Given instruction –
Pick out the lines below that contain the string "matplotlib" and copy them all.

Data shown –

────────────────────

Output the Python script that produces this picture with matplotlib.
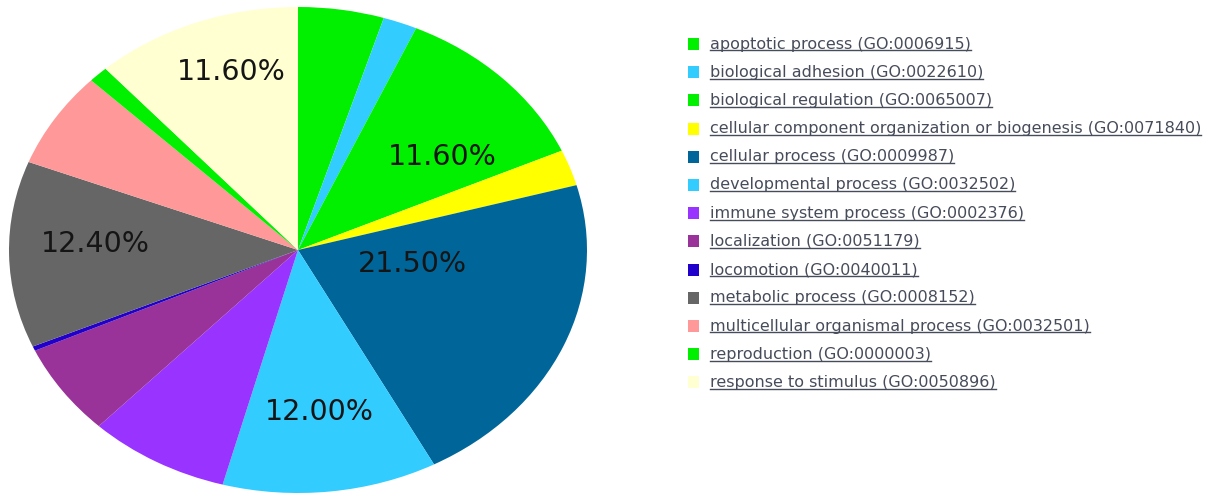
import matplotlib
matplotlib.use("Agg")
import matplotlib.pyplot as plt
from matplotlib.patches import Rectangle
from matplotlib.lines import Line2D
import numpy as np

# GO biological process categories and their share (%)
terms = [
    "apoptotic process (GO:0006915)",
    "biological adhesion (GO:0022610)",
    "biological regulation (GO:0065007)",
    "cellular component organization or biogenesis (GO:0071840)",
    "cellular process (GO:0009987)",
    "developmental process (GO:0032502)",
    "immune system process (GO:0002376)",
    "localization (GO:0051179)",
    "locomotion (GO:0040011)",
    "metabolic process (GO:0008152)",
    "multicellular organismal process (GO:0032501)",
    "reproduction (GO:0000003)",
    "response to stimulus (GO:0050896)",
]
shares = [4.8, 1.9, 11.6, 2.4, 21.5, 12.0, 7.9, 6.1, 0.3, 12.4, 6.4, 1.1, 11.6]
colors = ["#00f000", "#33ccff", "#00f000", "#ffff00", "#006699", "#33ccff",
          "#9933ff", "#993399", "#2200cc", "#666666", "#ff9999", "#00f000",
          "#ffffd2"]

# only the big slices carry a percentage label
labelled = {2: "11.60%", 4: "21.50%", 5: "12.00%", 9: "12.40%", 12: "11.60%"}
# (radius, angle shift in degrees) for each label
label_pos = {2: (0.63, -7.4), 4: (0.40, 15), 5: (0.67, 0), 9: (0.70, -3), 12: (0.77, -3.4)}

W, H = 1207, 497
fig = plt.figure(figsize=(W / 100, H / 100), dpi=100)

# pie axes, stretched into an ellipse
ax = fig.add_axes([9 / W, 4 / H, 578 / W, 486 / H])
wedges, _ = ax.pie(shares, colors=colors, startangle=90, counterclock=False,
                   wedgeprops=dict(linewidth=0))
ax.set_aspect("auto")
ax.set_xlim(-1, 1)
ax.set_ylim(-1, 1)
ax.axis("off")

for i, txt in labelled.items():
    w = wedges[i]
    mid = np.deg2rad((w.theta1 + w.theta2) / 2 + label_pos[i][1])
    r = label_pos[i][0]
    ax.text(r * np.cos(mid), r * np.sin(mid), txt, ha="center", va="center",
            fontsize=20.5, family="DejaVu Sans", color="#151515")

# legend drawn in pixel coordinates
lax = fig.add_axes([0, 0, 1, 1])
lax.set_xlim(0, W)
lax.set_ylim(H, 0)
lax.axis("off")

row0, step = 44, 28.2
texts = []
for k, (name, c) in enumerate(zip(terms, colors)):
    y = row0 + k * step
    lax.add_patch(Rectangle((688, y - 6), 11, 12, color=c, lw=0))
    t = lax.text(710, y, name, ha="left", va="center", fontsize=11.5,
                 family="DejaVu Sans", color="#474c5a")
    texts.append(t)

fig.canvas.draw()
rend = fig.canvas.get_renderer()
inv = lax.transData.inverted()
for t in texts:
    bb = t.get_window_extent(rend)
    (x0, y0), (x1, _) = inv.transform([(bb.x0, bb.y0), (bb.x1, bb.y0)])
    lax.add_line(Line2D([x0, x1], [y0 - 1, y0 - 1], color="#474c5a", lw=1))

fig.savefig("out.png", dpi=100, facecolor="white")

────────────────────

Exercise answer –
Output the Python script that produces this picture with matplotlib.
import matplotlib
matplotlib.use("Agg")
import matplotlib.pyplot as plt
from matplotlib.patches import Rectangle
from matplotlib.lines import Line2D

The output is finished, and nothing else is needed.